▶ GIVEN DATA

────────

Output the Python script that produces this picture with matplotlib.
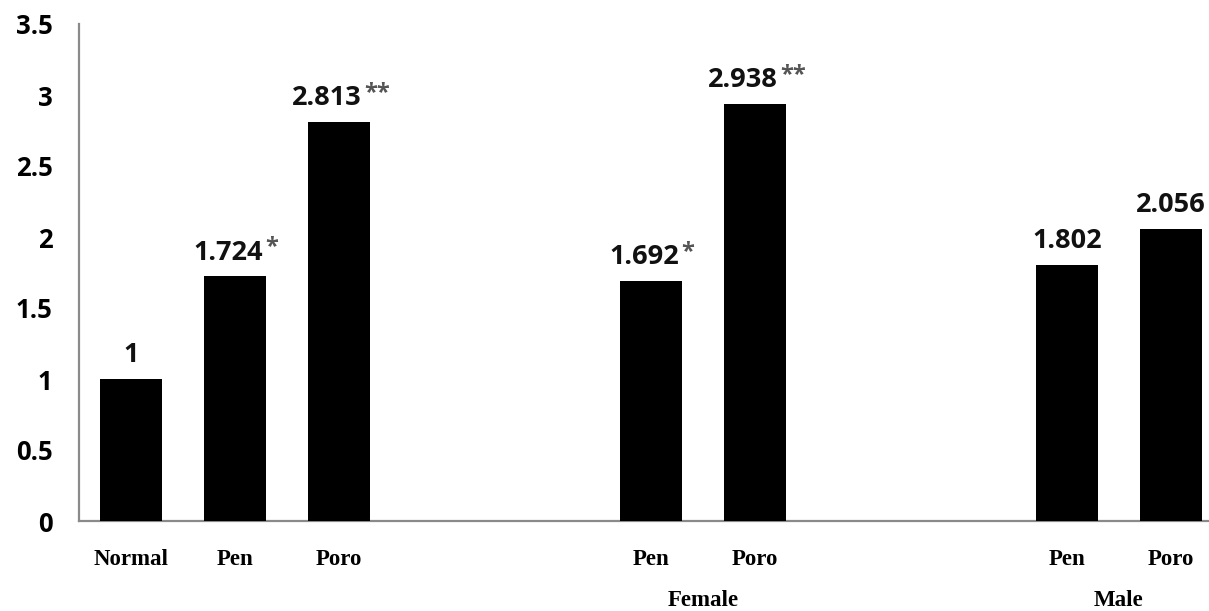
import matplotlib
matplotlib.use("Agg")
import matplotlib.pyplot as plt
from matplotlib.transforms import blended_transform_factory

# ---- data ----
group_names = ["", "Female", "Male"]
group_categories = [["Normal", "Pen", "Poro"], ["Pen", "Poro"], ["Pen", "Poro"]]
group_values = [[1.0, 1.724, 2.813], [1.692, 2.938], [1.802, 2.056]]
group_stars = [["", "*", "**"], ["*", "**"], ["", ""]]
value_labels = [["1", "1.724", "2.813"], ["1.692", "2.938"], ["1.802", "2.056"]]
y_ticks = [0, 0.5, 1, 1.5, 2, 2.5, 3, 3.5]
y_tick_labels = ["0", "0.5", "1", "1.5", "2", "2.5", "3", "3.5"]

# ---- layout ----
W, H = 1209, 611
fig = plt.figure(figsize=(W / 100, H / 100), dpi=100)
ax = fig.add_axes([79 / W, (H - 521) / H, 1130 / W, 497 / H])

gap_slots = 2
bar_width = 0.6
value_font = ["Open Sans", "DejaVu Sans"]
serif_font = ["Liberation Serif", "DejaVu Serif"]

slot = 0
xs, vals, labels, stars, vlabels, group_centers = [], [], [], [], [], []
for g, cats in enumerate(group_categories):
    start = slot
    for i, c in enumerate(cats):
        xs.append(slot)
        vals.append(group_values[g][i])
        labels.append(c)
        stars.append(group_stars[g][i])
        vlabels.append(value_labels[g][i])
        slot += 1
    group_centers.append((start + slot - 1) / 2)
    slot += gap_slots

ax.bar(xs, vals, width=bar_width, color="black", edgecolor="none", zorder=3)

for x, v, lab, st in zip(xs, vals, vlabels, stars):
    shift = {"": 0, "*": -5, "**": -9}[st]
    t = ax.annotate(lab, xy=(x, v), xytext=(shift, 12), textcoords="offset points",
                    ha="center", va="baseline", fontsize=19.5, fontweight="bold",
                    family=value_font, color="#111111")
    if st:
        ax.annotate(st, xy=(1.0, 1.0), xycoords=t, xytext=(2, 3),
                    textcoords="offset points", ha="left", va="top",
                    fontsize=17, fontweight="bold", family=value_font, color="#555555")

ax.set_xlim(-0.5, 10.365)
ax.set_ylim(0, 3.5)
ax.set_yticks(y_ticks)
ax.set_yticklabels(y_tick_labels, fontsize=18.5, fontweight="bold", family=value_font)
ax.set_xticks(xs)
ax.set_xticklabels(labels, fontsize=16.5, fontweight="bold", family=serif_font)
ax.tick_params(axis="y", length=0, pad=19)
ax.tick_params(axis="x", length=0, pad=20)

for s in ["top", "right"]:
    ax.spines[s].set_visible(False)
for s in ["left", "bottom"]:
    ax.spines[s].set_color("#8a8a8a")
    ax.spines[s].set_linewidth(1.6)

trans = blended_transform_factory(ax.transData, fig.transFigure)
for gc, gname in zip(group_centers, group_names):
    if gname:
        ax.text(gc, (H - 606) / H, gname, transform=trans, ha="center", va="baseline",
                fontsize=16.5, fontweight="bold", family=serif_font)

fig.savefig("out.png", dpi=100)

────────

Every line of text is to be repeated exactly; pictures are left out.

▶ ANSWER
Output the Python script that produces this picture with matplotlib.
import matplotlib
matplotlib.use("Agg")
import matplotlib.pyplot as plt
from matplotlib.transforms import blended_transform_factory

# ---- data ----
group_names = ["", "Female", "Male"]
group_categories = [["Normal", "Pen", "Poro"], ["Pen", "Poro"], ["Pen", "Poro"]]
group_values = [[1.0, 1.724, 2.813], [1.692, 2.938], [1.802, 2.056]]
group_stars = [["", "*", "**"], ["*", "**"], ["", ""]]
value_labels = [["1", "1.724", "2.813"], ["1.692", "2.938"], ["1.802", "2.056"]]
y_ticks = [0, 0.5, 1, 1.5, 2, 2.5, 3, 3.5]
y_tick_labels = ["0", "0.5", "1", "1.5", "2", "2.5", "3", "3.5"]

# ---- layout ----
W, H = 1209, 611
fig = plt.figure(figsize=(W / 100, H / 100), dpi=100)
ax = fig.add_axes([79 / W, (H - 521) / H, 1130 / W, 497 / H])

gap_slots = 2
bar_width = 0.6
value_font = ["Open Sans", "DejaVu Sans"]
serif_font = ["Liberation Serif", "DejaVu Serif"]

slot = 0
xs, vals, labels, stars, vlabels, group_centers = [], [], [], [], [], []
for g, cats in enumerate(group_categories):
    start = slot
    for i, c in enumerate(cats):
        xs.append(slot)
        vals.append(group_values[g][i])
        labels.append(c)
        stars.append(group_stars[g][i])
        vlabels.append(value_labels[g][i])
        slot += 1
    group_centers.append((start + slot - 1) / 2)
    slot += gap_slots

ax.bar(xs, vals, width=bar_width, color="black", edgecolor="none", zorder=3)

for x, v, lab, st in zip(xs, vals, vlabels, stars):
    shift = {"": 0, "*": -5, "**": -9}[st]
    t = ax.annotate(lab, xy=(x, v), xytext=(shift, 12), textcoords="offset points",
                    ha="center", va="baseline", fontsize=19.5, fontweight="bold",
                    family=value_font, color="#111111")
    if st:
        ax.annotate(st, xy=(1.0, 1.0), xycoords=t, xytext=(2, 3),
                    textcoords="offset points", ha="left", va="top",
                    fontsize=17, fontweight="bold", family=value_font, color="#555555")

ax.set_xlim(-0.5, 10.365)
ax.set_ylim(0, 3.5)
ax.set_yticks(y_ticks)
ax.set_yticklabels(y_tick_labels, fontsize=18.5, fontweight="bold", family=value_font)
ax.set_xticks(xs)
ax.set_xticklabels(labels, fontsize=16.5, fontweight="bold", family=serif_font)
ax.tick_params(axis="y", length=0, pad=19)
ax.tick_params(axis="x", length=0, pad=20)

for s in ["top", "right"]:
    ax.spines[s].set_visible(False)
for s in ["left", "bottom"]:
    ax.spines[s].set_color("#8a8a8a")
    ax.spines[s].set_linewidth(1.6)

trans = blended_transform_factory(ax.transData, fig.transFigure)
for gc, gname in zip(group_centers, group_names):
    if gname:
        ax.text(gc, (H - 606) / H, gname, transform=trans, ha="center", va="baseline",
                fontsize=16.5, fontweight="bold", family=serif_font)

fig.savefig("out.png", dpi=100)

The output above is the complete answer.